## WORK TO BE COMPLETED
Each line of the material must be repeated precisely, with the pictures left out.

----- PROVIDED DATA -----

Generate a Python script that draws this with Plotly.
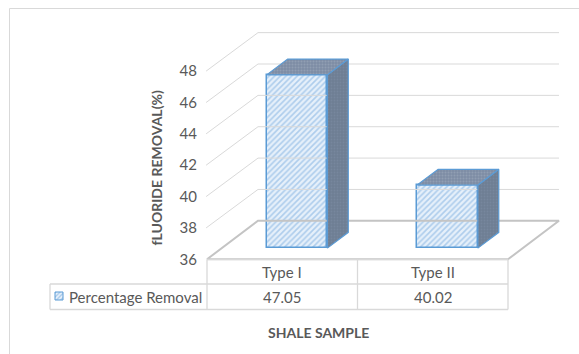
import plotly.graph_objects as go

# ---- data ----
categories = ["Type I", "Type II"]
removal = [47.05, 40.02]
series_name = "Percentage Removal"
y_ticks = [36, 38, 40, 42, 44, 46, 48]
y_title = "fLUORIDE REMOVAL(%)"
x_title = "SHALE SAMPLE"

# ---- layout geometry (axis units) ----
W, H = 579, 354
PX_X0, PX_PER_CAT = 207.0, 150.5      # pixel of front-left floor corner, px per category
PX_Y36, PX_PER_UNIT = 259.3, 15.68    # pixel of value 36 on front plane, px per value unit
Y_MIN = y_ticks[0]
Y_MAX = y_ticks[-1]
x_range = [-PX_X0 / PX_PER_CAT, (W - PX_X0) / PX_PER_CAT]
y_range = [Y_MIN - (H - PX_Y36) / PX_PER_UNIT, Y_MIN + PX_Y36 / PX_PER_UNIT]

DX = 51 / PX_PER_CAT        # full depth offset (x)
DY = 38.5 / PX_PER_UNIT     # full depth offset (y)
BAR_F0 = 0.29               # depth where bar front face sits
BAR_FD = 0.41               # bar depth as fraction of floor depth
BAR_W = 0.403
N = len(categories)

GRID = "#d9d9d9"
FLOOR = "#c4c4c4"
BLUE = "#5b9bd5"
TXT = "#595959"
FONT = "Lato"

fig = go.Figure()

# back wall + side wall gridlines
gx, gy = [], []
for t in y_ticks[1:]:
    gx += [-0.006, DX, N + DX, None]
    gy += [t, t + DY, t + DY, None]
fig.add_trace(go.Scatter(x=gx, y=gy, mode="lines", line=dict(color=GRID, width=1),
                         hoverinfo="skip", showlegend=False))

# floor outline
fig.add_trace(go.Scatter(
    x=[0, N, N + DX, DX, 0], y=[Y_MIN, Y_MIN, Y_MIN + DY, Y_MIN + DY, Y_MIN],
    mode="lines", line=dict(color=FLOOR, width=2), hoverinfo="skip", showlegend=False))

# bar front faces
sx, sy = BAR_F0 * DX, BAR_F0 * DY
centers = [i + 0.5 + sx for i in range(N)]
fig.add_trace(go.Bar(
    x=centers, y=[v - Y_MIN for v in removal], base=[Y_MIN + sy] * N, width=BAR_W,
    marker=dict(color="#e3eefa", line=dict(color=BLUE, width=1.5),
                pattern=dict(shape="/", fgcolor="#74a9de", bgcolor="#e6f0fa",
                             size=4, solidity=0.4)),
    name=series_name, showlegend=False, hoverinfo="skip"))

# bar top and side faces
bdx, bdy = BAR_FD * DX, BAR_FD * DY
for c, v in zip(centers, removal):
    xl, xr = c - BAR_W / 2, c + BAR_W / 2
    top, base = v + sy, Y_MIN + sy
    fig.add_trace(go.Scatter(
        x=[xr, xr, xr + bdx, xr + bdx, xr], y=[base, top, top + bdy, base + bdy, base],
        mode="lines", fill="toself", fillcolor="#738399",
        fillpattern=dict(shape=".", fgcolor="#8090a6", bgcolor="#6e7e94", size=3, solidity=0.3),
        line=dict(color=BLUE, width=1.2), hoverinfo="skip", showlegend=False))
    fig.add_trace(go.Scatter(
        x=[xl, xr, xr + bdx, xl + bdx, xl], y=[top, top, top + bdy, top + bdy, top],
        mode="lines", fill="toself", fillcolor="#8393a9",
        fillpattern=dict(shape=".", fgcolor="#a3b0c2", bgcolor="#7d8da4", size=3, solidity=0.35),
        line=dict(color=BLUE, width=1.2), hoverinfo="skip", showlegend=False))

# data table
row1 = Y_MIN - 24.7 / PX_PER_UNIT
row2 = Y_MIN - 50.2 / PX_PER_UNIT
tbl_left = -157 / PX_PER_CAT
tx, ty = [], []
tx += [0, N, None, tbl_left, N, None, tbl_left, N, None]
ty += [Y_MIN, Y_MIN, None, row1, row1, None, row2, row2, None]
tx += [tbl_left, tbl_left, None]
ty += [row1, row2, None]
for i in range(N + 1):
    tx += [i, i, None]
    ty += [Y_MIN, row2, None]
fig.add_trace(go.Scatter(x=tx, y=ty, mode="lines", line=dict(color=GRID, width=1.3),
                         hoverinfo="skip", showlegend=False))

# legend key inside the table
kx0, kx1 = tbl_left + 5 / PX_PER_CAT, tbl_left + 13 / PX_PER_CAT
ky0, ky1 = row1 - 8 / PX_PER_UNIT, row1 - 16 / PX_PER_UNIT
fig.add_trace(go.Scatter(
    x=[kx0, kx1, kx1, kx0, kx0], y=[ky0, ky0, ky1, ky1, ky0], mode="lines", fill="toself",
    fillcolor="#e3eefa",
    fillpattern=dict(shape="/", fgcolor=BLUE, bgcolor="#e8f1fb", size=3, solidity=0.4),
    line=dict(color=BLUE, width=1), hoverinfo="skip", showlegend=False))

font = dict(family=FONT, size=15, color=TXT)
ann = []
for i, (cat, v) in enumerate(zip(categories, removal)):
    ann.append(dict(x=i + 0.5, y=(Y_MIN + row1) / 2, text=cat, showarrow=False, font=font,
                    xref="x", yref="y"))
    ann.append(dict(x=i + 0.5, y=(row1 + row2) / 2, text=f"{v:.2f}", showarrow=False,
                    font=font, xref="x", yref="y"))
ann.append(dict(x=kx1 + 4 / PX_PER_CAT, y=(row1 + row2) / 2, text=series_name, showarrow=False,
                xanchor="left", font=font, xref="x", yref="y"))
ann.append(dict(x=145 / W, y=1 - 168 / H, xref="paper", yref="paper", text=f"<b>{y_title}</b>",
                textangle=-90, showarrow=False, font=dict(family=FONT, size=14, color=TXT)))
ann.append(dict(x=318 / W, y=1 - 343 / H, xref="paper", yref="paper", text=f"<b>{x_title}</b>",
                showarrow=False, font=dict(family=FONT, size=14, color=TXT)))

fig.update_layout(
    width=W, height=H, margin=dict(l=0, r=0, t=0, b=0),
    paper_bgcolor="white", plot_bgcolor="rgba(0,0,0,0)",
    bargap=0, barmode="overlay",
    xaxis=dict(range=x_range, visible=False, fixedrange=True),
    yaxis=dict(range=y_range, anchor="free", position=197 / W, tickvals=y_ticks,
               showgrid=False, zeroline=False, showline=False, ticks="",
               tickfont=dict(family=FONT, size=15, color=TXT), fixedrange=True),
    annotations=ann,
    shapes=[dict(type="rect", xref="paper", yref="paper", x0=9.5 / W, y0=-0.1, x1=1.1,
                 y1=1 - 8.5 / H, line=dict(color=GRID, width=1), layer="below")],
)

fig.write_html("out.html")
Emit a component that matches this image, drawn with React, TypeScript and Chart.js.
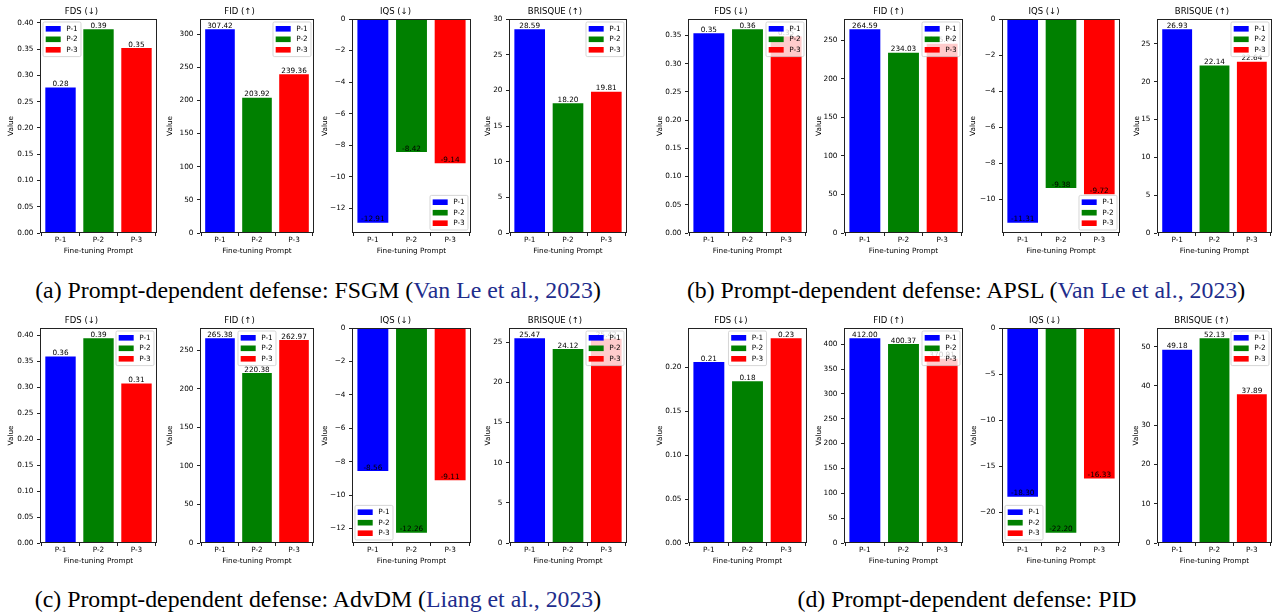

-----

## COMPLETE OUTPUT
Generate a Python script that draws this with Plotly.
import plotly.graph_objects as go

# ---- data ----
categories = ["Type I", "Type II"]
removal = [47.05, 40.02]
series_name = "Percentage Removal"
y_ticks = [36, 38, 40, 42, 44, 46, 48]
y_title = "fLUORIDE REMOVAL(%)"
x_title = "SHALE SAMPLE"

# ---- layout geometry (axis units) ----
W, H = 579, 354
PX_X0, PX_PER_CAT = 207.0, 150.5      # pixel of front-left floor corner, px per category
PX_Y36, PX_PER_UNIT = 259.3, 15.68    # pixel of value 36 on front plane, px per value unit
Y_MIN = y_ticks[0]
Y_MAX = y_ticks[-1]
x_range = [-PX_X0 / PX_PER_CAT, (W - PX_X0) / PX_PER_CAT]
y_range = [Y_MIN - (H - PX_Y36) / PX_PER_UNIT, Y_MIN + PX_Y36 / PX_PER_UNIT]

DX = 51 / PX_PER_CAT        # full depth offset (x)
DY = 38.5 / PX_PER_UNIT     # full depth offset (y)
BAR_F0 = 0.29               # depth where bar front face sits
BAR_FD = 0.41               # bar depth as fraction of floor depth
BAR_W = 0.403
N = len(categories)

GRID = "#d9d9d9"
FLOOR = "#c4c4c4"
BLUE = "#5b9bd5"
TXT = "#595959"
FONT = "Lato"

fig = go.Figure()

# back wall + side wall gridlines
gx, gy = [], []
for t in y_ticks[1:]:
    gx += [-0.006, DX, N + DX, None]
    gy += [t, t + DY, t + DY, None]
fig.add_trace(go.Scatter(x=gx, y=gy, mode="lines", line=dict(color=GRID, width=1),
                         hoverinfo="skip", showlegend=False))

# floor outline
fig.add_trace(go.Scatter(
    x=[0, N, N + DX, DX, 0], y=[Y_MIN, Y_MIN, Y_MIN + DY, Y_MIN + DY, Y_MIN],
    mode="lines", line=dict(color=FLOOR, width=2), hoverinfo="skip", showlegend=False))

# bar front faces
sx, sy = BAR_F0 * DX, BAR_F0 * DY
centers = [i + 0.5 + sx for i in range(N)]
fig.add_trace(go.Bar(
    x=centers, y=[v - Y_MIN for v in removal], base=[Y_MIN + sy] * N, width=BAR_W,
    marker=dict(color="#e3eefa", line=dict(color=BLUE, width=1.5),
                pattern=dict(shape="/", fgcolor="#74a9de", bgcolor="#e6f0fa",
                             size=4, solidity=0.4)),
    name=series_name, showlegend=False, hoverinfo="skip"))

# bar top and side faces
bdx, bdy = BAR_FD * DX, BAR_FD * DY
for c, v in zip(centers, removal):
    xl, xr = c - BAR_W / 2, c + BAR_W / 2
    top, base = v + sy, Y_MIN + sy
    fig.add_trace(go.Scatter(
        x=[xr, xr, xr + bdx, xr + bdx, xr], y=[base, top, top + bdy, base + bdy, base],
        mode="lines", fill="toself", fillcolor="#738399",
        fillpattern=dict(shape=".", fgcolor="#8090a6", bgcolor="#6e7e94", size=3, solidity=0.3),
        line=dict(color=BLUE, width=1.2), hoverinfo="skip", showlegend=False))
    fig.add_trace(go.Scatter(
        x=[xl, xr, xr + bdx, xl + bdx, xl], y=[top, top, top + bdy, top + bdy, top],
        mode="lines", fill="toself", fillcolor="#8393a9",
        fillpattern=dict(shape=".", fgcolor="#a3b0c2", bgcolor="#7d8da4", size=3, solidity=0.35),
        line=dict(color=BLUE, width=1.2), hoverinfo="skip", showlegend=False))

# data table
row1 = Y_MIN - 24.7 / PX_PER_UNIT
row2 = Y_MIN - 50.2 / PX_PER_UNIT
tbl_left = -157 / PX_PER_CAT
tx, ty = [], []
tx += [0, N, None, tbl_left, N, None, tbl_left, N, None]
ty += [Y_MIN, Y_MIN, None, row1, row1, None, row2, row2, None]
tx += [tbl_left, tbl_left, None]
ty += [row1, row2, None]
for i in range(N + 1):
    tx += [i, i, None]
    ty += [Y_MIN, row2, None]
fig.add_trace(go.Scatter(x=tx, y=ty, mode="lines", line=dict(color=GRID, width=1.3),
                         hoverinfo="skip", showlegend=False))

# legend key inside the table
kx0, kx1 = tbl_left + 5 / PX_PER_CAT, tbl_left + 13 / PX_PER_CAT
ky0, ky1 = row1 - 8 / PX_PER_UNIT, row1 - 16 / PX_PER_UNIT
fig.add_trace(go.Scatter(
    x=[kx0, kx1, kx1, kx0, kx0], y=[ky0, ky0, ky1, ky1, ky0], mode="lines", fill="toself",
    fillcolor="#e3eefa",
    fillpattern=dict(shape="/", fgcolor=BLUE, bgcolor="#e8f1fb", size=3, solidity=0.4),
    line=dict(color=BLUE, width=1), hoverinfo="skip", showlegend=False))

font = dict(family=FONT, size=15, color=TXT)
ann = []
for i, (cat, v) in enumerate(zip(categories, removal)):
    ann.append(dict(x=i + 0.5, y=(Y_MIN + row1) / 2, text=cat, showarrow=False, font=font,
                    xref="x", yref="y"))
    ann.append(dict(x=i + 0.5, y=(row1 + row2) / 2, text=f"{v:.2f}", showarrow=False,
                    font=font, xref="x", yref="y"))
ann.append(dict(x=kx1 + 4 / PX_PER_CAT, y=(row1 + row2) / 2, text=series_name, showarrow=False,
                xanchor="left", font=font, xref="x", yref="y"))
ann.append(dict(x=145 / W, y=1 - 168 / H, xref="paper", yref="paper", text=f"<b>{y_title}</b>",
                textangle=-90, showarrow=False, font=dict(family=FONT, size=14, color=TXT)))
ann.append(dict(x=318 / W, y=1 - 343 / H, xref="paper", yref="paper", text=f"<b>{x_title}</b>",
                showarrow=False, font=dict(family=FONT, size=14, color=TXT)))

fig.update_layout(
    width=W, height=H, margin=dict(l=0, r=0, t=0, b=0),
    paper_bgcolor="white", plot_bgcolor="rgba(0,0,0,0)",
    bargap=0, barmode="overlay",
    xaxis=dict(range=x_range, visible=False, fixedrange=True),
    yaxis=dict(range=y_range, anchor="free", position=197 / W, tickvals=y_ticks,
               showgrid=False, zeroline=False, showline=False, ticks="",
               tickfont=dict(family=FONT, size=15, color=TXT), fixedrange=True),
    annotations=ann,
    shapes=[dict(type="rect", xref="paper", yref="paper", x0=9.5 / W, y0=-0.1, x1=1.1,
                 y1=1 - 8.5 / H, line=dict(color=GRID, width=1), layer="below")],
)

fig.write_html("out.html")
Emit a component that matches this image, drawn with React, TypeScript and Chart.js.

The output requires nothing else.